# Your instructions
Would you transcribe the whole listing exactly, minus its pictures?
— BEGIN —
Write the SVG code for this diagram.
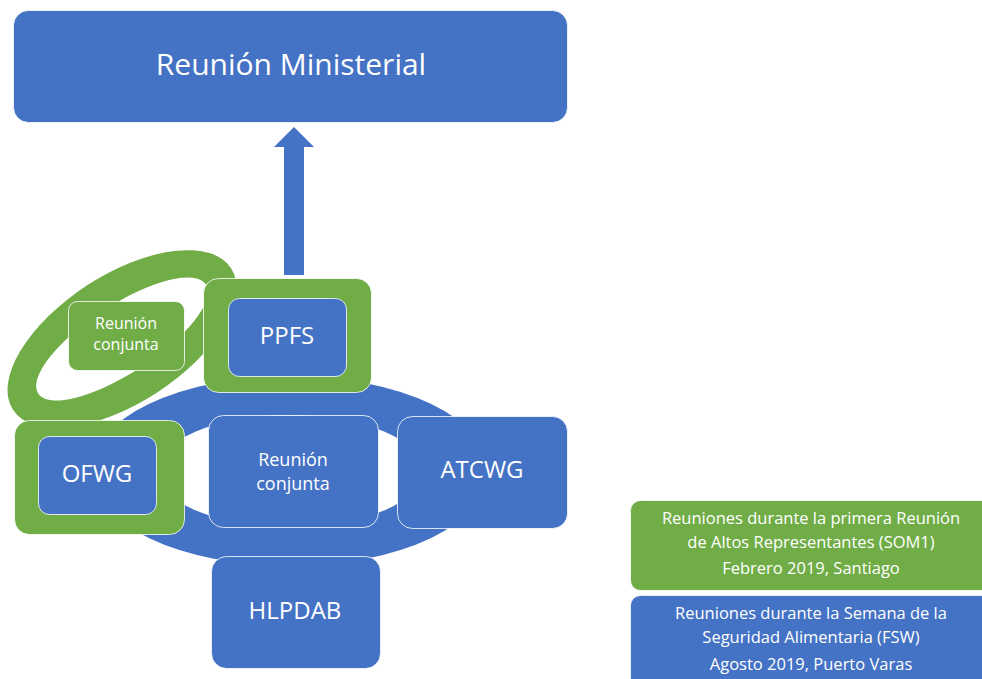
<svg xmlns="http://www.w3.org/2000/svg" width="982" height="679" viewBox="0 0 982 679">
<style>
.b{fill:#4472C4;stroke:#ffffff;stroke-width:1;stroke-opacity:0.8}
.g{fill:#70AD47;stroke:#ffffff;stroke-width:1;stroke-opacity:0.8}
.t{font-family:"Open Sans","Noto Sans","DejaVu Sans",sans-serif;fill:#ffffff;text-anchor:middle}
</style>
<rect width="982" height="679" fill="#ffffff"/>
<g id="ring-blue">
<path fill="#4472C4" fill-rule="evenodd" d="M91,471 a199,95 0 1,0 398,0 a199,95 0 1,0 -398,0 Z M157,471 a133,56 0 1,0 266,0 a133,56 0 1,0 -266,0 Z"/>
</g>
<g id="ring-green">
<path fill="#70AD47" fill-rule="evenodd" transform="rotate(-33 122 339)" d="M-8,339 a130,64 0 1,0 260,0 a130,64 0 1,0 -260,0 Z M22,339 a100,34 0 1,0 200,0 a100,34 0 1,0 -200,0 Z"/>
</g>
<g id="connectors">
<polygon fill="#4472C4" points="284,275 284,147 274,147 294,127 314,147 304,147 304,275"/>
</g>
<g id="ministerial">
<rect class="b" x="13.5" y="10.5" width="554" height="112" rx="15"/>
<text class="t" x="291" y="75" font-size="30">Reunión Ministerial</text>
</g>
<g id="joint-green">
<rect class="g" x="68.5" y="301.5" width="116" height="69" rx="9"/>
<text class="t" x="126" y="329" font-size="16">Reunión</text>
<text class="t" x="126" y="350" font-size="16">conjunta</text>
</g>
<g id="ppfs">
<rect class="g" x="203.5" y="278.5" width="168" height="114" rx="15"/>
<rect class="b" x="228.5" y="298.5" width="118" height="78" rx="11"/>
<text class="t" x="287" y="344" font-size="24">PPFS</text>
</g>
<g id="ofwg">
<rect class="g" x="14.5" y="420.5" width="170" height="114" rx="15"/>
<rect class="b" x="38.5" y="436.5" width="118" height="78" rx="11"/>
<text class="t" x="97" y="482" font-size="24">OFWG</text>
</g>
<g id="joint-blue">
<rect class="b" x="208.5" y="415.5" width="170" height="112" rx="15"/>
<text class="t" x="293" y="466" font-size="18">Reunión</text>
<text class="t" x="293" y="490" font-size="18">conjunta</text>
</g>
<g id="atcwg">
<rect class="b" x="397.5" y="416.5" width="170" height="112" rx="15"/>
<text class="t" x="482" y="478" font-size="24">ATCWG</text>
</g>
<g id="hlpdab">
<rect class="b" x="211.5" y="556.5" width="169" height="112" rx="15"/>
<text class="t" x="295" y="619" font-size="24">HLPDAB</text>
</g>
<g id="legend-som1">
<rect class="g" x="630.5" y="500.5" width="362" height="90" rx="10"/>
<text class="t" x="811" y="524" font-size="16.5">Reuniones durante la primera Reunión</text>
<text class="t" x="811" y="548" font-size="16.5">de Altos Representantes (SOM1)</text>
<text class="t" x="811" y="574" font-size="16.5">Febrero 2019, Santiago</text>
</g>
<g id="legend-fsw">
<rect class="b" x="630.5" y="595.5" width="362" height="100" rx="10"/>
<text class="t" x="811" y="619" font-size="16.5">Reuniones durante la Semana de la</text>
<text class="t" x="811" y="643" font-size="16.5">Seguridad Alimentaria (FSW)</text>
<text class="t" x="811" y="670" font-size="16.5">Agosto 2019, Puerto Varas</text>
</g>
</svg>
— END —
# Answer to this problem
Write the SVG code for this diagram.
<svg xmlns="http://www.w3.org/2000/svg" width="982" height="679" viewBox="0 0 982 679">
<style>
.b{fill:#4472C4;stroke:#ffffff;stroke-width:1;stroke-opacity:0.8}
.g{fill:#70AD47;stroke:#ffffff;stroke-width:1;stroke-opacity:0.8}
.t{font-family:"Open Sans","Noto Sans","DejaVu Sans",sans-serif;fill:#ffffff;text-anchor:middle}
</style>
<rect width="982" height="679" fill="#ffffff"/>
<g id="ring-blue">
<path fill="#4472C4" fill-rule="evenodd" d="M91,471 a199,95 0 1,0 398,0 a199,95 0 1,0 -398,0 Z M157,471 a133,56 0 1,0 266,0 a133,56 0 1,0 -266,0 Z"/>
</g>
<g id="ring-green">
<path fill="#70AD47" fill-rule="evenodd" transform="rotate(-33 122 339)" d="M-8,339 a130,64 0 1,0 260,0 a130,64 0 1,0 -260,0 Z M22,339 a100,34 0 1,0 200,0 a100,34 0 1,0 -200,0 Z"/>
</g>
<g id="connectors">
<polygon fill="#4472C4" points="284,275 284,147 274,147 294,127 314,147 304,147 304,275"/>
</g>
<g id="ministerial">
<rect class="b" x="13.5" y="10.5" width="554" height="112" rx="15"/>
<text class="t" x="291" y="75" font-size="30">Reunión Ministerial</text>
</g>
<g id="joint-green">
<rect class="g" x="68.5" y="301.5" width="116" height="69" rx="9"/>
<text class="t" x="126" y="329" font-size="16">Reunión</text>
<text class="t" x="126" y="350" font-size="16">conjunta</text>
</g>
<g id="ppfs">
<rect class="g" x="203.5" y="278.5" width="168" height="114" rx="15"/>
<rect class="b" x="228.5" y="298.5" width="118" height="78" rx="11"/>
<text class="t" x="287" y="344" font-size="24">PPFS</text>
</g>
<g id="ofwg">
<rect class="g" x="14.5" y="420.5" width="170" height="114" rx="15"/>
<rect class="b" x="38.5" y="436.5" width="118" height="78" rx="11"/>
<text class="t" x="97" y="482" font-size="24">OFWG</text>
</g>
<g id="joint-blue">
<rect class="b" x="208.5" y="415.5" width="170" height="112" rx="15"/>
<text class="t" x="293" y="466" font-size="18">Reunión</text>
<text class="t" x="293" y="490" font-size="18">conjunta</text>
</g>
<g id="atcwg">
<rect class="b" x="397.5" y="416.5" width="170" height="112" rx="15"/>
<text class="t" x="482" y="478" font-size="24">ATCWG</text>
</g>
<g id="hlpdab">
<rect class="b" x="211.5" y="556.5" width="169" height="112" rx="15"/>
<text class="t" x="295" y="619" font-size="24">HLPDAB</text>
</g>
<g id="legend-som1">
<rect class="g" x="630.5" y="500.5" width="362" height="90" rx="10"/>
<text class="t" x="811" y="524" font-size="16.5">Reuniones durante la primera Reunión</text>
<text class="t" x="811" y="548" font-size="16.5">de Altos Representantes (SOM1)</text>
<text class="t" x="811" y="574" font-size="16.5">Febrero 2019, Santiago</text>
</g>
<g id="legend-fsw">
<rect class="b" x="630.5" y="595.5" width="362" height="100" rx="10"/>
<text class="t" x="811" y="619" font-size="16.5">Reuniones durante la Semana de la</text>
<text class="t" x="811" y="643" font-size="16.5">Seguridad Alimentaria (FSW)</text>
<text class="t" x="811" y="670" font-size="16.5">Agosto 2019, Puerto Varas</text>
</g>
</svg>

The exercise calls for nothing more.